2nd Frankenstein Post

With it being over 183 years since Mary Shelley created her spectacular novel, there is still debate as to what her message was to all who read it. Many believe that her intent was to criticize man's strive to achieve a god-like status through science. The other argument is that Shelley wanted to create a character who had emotional questions and inner struggle just as any reader would too and be able to relate to the creature. Christopher Schildt put it very eloquently;
"'Mary Shelley was not writing about the evils of science and progress,...But suffering and loss and pain, the feeling of being ostracized...'"
I strongly agree with Mr. Schildt because it was not in the nature of a romantic writer to criticize exploration and experimentation but to encourage it. A romantic writer, like Mary Shelley, uses illustrious words to portray feelings to the reader and to convey their theme, in this case inner pain and loss. Everyone has felt, at one time or another, like they were an outcast and no one understood their feelings; Shelley played on this feeling to make her creature have a sympathetic facet so as to drag the reader closer.
"But soon...I shall die, and what I now feel be no longer felt. Soon these burning miseries will be extinct." (Shelley 213)
There is not a good soul on this earth that could not feel even a shred of sympathy for that statement...even from a "Monster".

Tuesday, October 13, 2009

The "Original Horror Story", Frankenstein, created by Mary Shelley is a captivating tale of inner struggle from various points of view. Shelley uses her romantic style to illustrate the novel in a way that the reader is pulled in and is forced to go through the controversy along with the characters. I know that I formed my own opinion's on Victor's actions as he went along with his experiments, and also debated whether or not the creation of a bride would be appropriate. That is all due to Mary Shelley roping me into caring about the character's fate, especially the creature's.

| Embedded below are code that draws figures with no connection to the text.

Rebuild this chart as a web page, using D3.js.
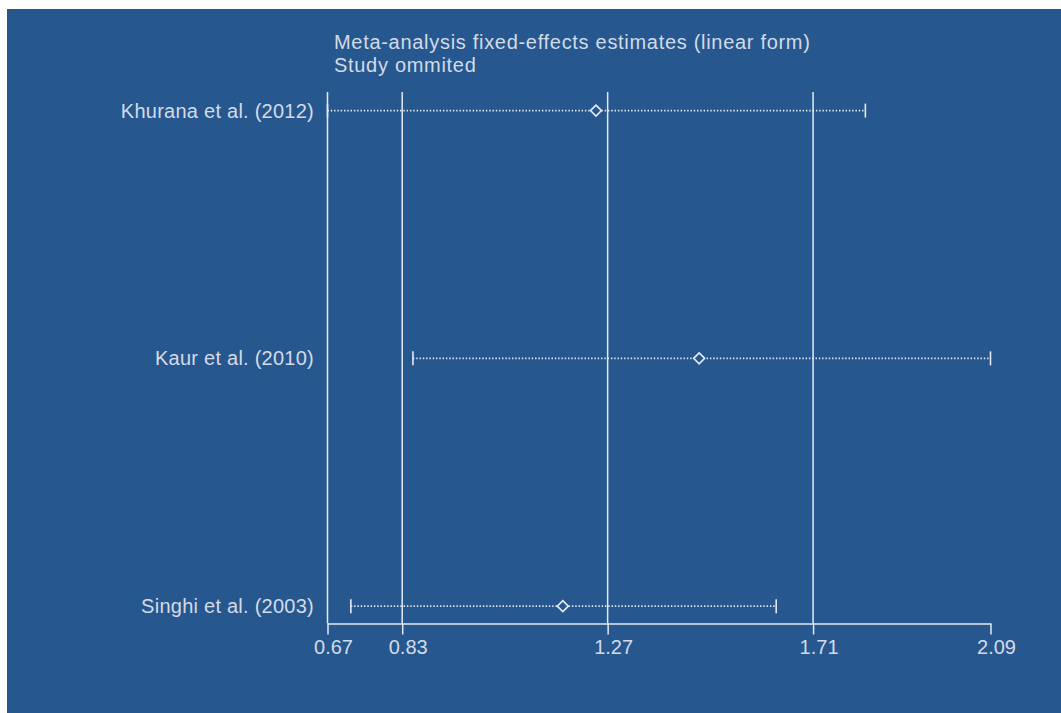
<!DOCTYPE html>
<html><head><meta charset="utf-8">
<script src="https://cdn.jsdelivr.net/npm/d3@7"></script>
<style>html,body{margin:0;padding:0;background:#fff;}svg{display:block;}</style>
</head><body>
<svg id="c" width="1061" height="713"></svg>
<script>
const studies = ["Singhi et al. (2003)", "Kaur et al. (2010)", "Khurana et al. (2012)"];
const rowPos = [1, 2, 3];
const estimates = [1.174, 1.466, 1.245];
const lowerCI = [0.72, 0.853, 0.67];
const upperCI = [1.631, 2.09, 1.822];
const tickValues = [0.67, 0.83, 1.27, 1.71, 2.09];
const titleLines = ["Meta-analysis fixed-effects estimates (linear form)", "Study ommited"];

const bg = "#27578f", fg = "#e4eaf1", txt = "#d3dbe6";
const svg = d3.select("#c");
svg.append("rect").attr("x", 7).attr("y", 9).attr("width", 1054).attr("height", 704).attr("fill", bg);

const x = d3.scaleLinear().domain([0.67, 2.09]).range([327.5, 990.5]);
const y = d3.scaleLinear().domain([0.93, 3.075]).range([623.5, 92]);
const font = "'Liberation Sans', Arial, sans-serif";

// vertical gridlines at inner ticks
svg.append("g").selectAll("line").data(tickValues.slice(1, -1)).join("line")
  .attr("x1", d => x(d)).attr("x2", d => x(d))
  .attr("y1", y.range()[1]).attr("y2", y.range()[0])
  .attr("stroke", fg).attr("stroke-width", 1.5);

// left axis line
svg.append("line").attr("x1", x(0.67)).attr("x2", x(0.67))
  .attr("y1", y.range()[1]).attr("y2", y.range()[0])
  .attr("stroke", fg).attr("stroke-width", 1.5);

// x axis
const xAxis = d3.axisBottom(x).tickValues(tickValues).tickSize(11).tickSizeOuter(0)
  .tickFormat(d3.format(".2f"));
const gx = svg.append("g").attr("transform", `translate(0,${y.range()[0]})`).call(xAxis);
gx.select(".domain").attr("stroke", fg).attr("stroke-width", 1.5);
gx.selectAll(".tick line").attr("stroke", fg).attr("stroke-width", 1.5);
gx.selectAll(".tick text").attr("fill", txt).attr("font-family", font).attr("font-size", 20)
  .attr("y", 0).attr("dy", 30.5).attr("dx", 5.5);

// y labels
svg.append("g").selectAll("text").data(studies).join("text")
  .attr("x", 314).attr("y", (d, i) => y(rowPos[i]) + 7)
  .attr("text-anchor", "end").attr("fill", txt).attr("font-family", font).attr("font-size", 20)
  .attr("letter-spacing", 0.25)
  .text(d => d);

// CI lines
const g = svg.append("g");
studies.forEach((s, i) => {
  const yy = y(rowPos[i]);
  g.append("line").attr("x1", x(lowerCI[i])).attr("x2", x(upperCI[i]))
    .attr("y1", yy).attr("y2", yy).attr("stroke", fg).attr("stroke-width", 1.8)
    .attr("stroke-dasharray", "1.4,1.9");
  [lowerCI[i], upperCI[i]].forEach(v => {
    g.append("line").attr("x1", x(v)).attr("x2", x(v)).attr("y1", yy - 7).attr("y2", yy + 7)
      .attr("stroke", fg).attr("stroke-width", 1.6);
  });
  g.append("path").attr("transform", `translate(${x(estimates[i])},${yy})`)
    .attr("d", "M0,-5.5L5.5,0L0,5.5L-5.5,0Z")
    .attr("fill", bg).attr("stroke", fg).attr("stroke-width", 1.6);
});

// title
svg.append("g").selectAll("text").data(titleLines).join("text")
  .attr("x", 334).attr("y", (d, i) => 48.5 + i * 23)
  .attr("fill", txt).attr("font-family", font).attr("font-size", 20)
  .attr("letter-spacing", 0.7).text(d => d);
</script>
</body></html>
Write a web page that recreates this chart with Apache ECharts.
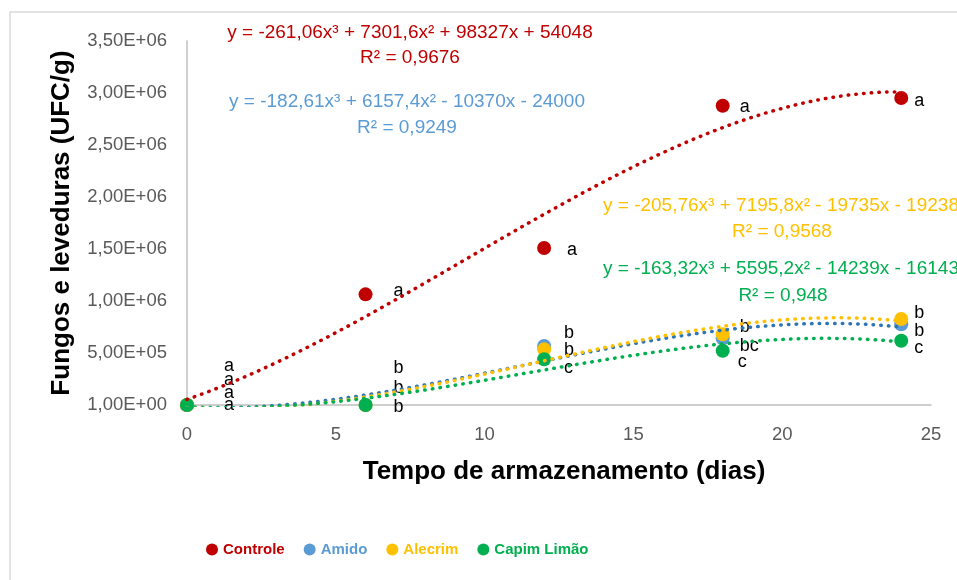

"Cursed, cursed creator! Why did I live? Why, in that instance, did I not extinguish the spark of existence which you had so wantonly bestowed upon me?" (Shelley 125)

It is quotes like this that make me want to be sympathetic towards the creature and his "feelings". Who are we to judge what has feeling? Compassion? Loneliness? Self-Esteem? Just because something does not live in the same manner we, as "human-beings", do doesn't mean that it, too, isn't living. Something that lives on this Earth, breathing the same air and drinking the same water as us, fully deserves the same rights any of us "human-beings" are given just by birth.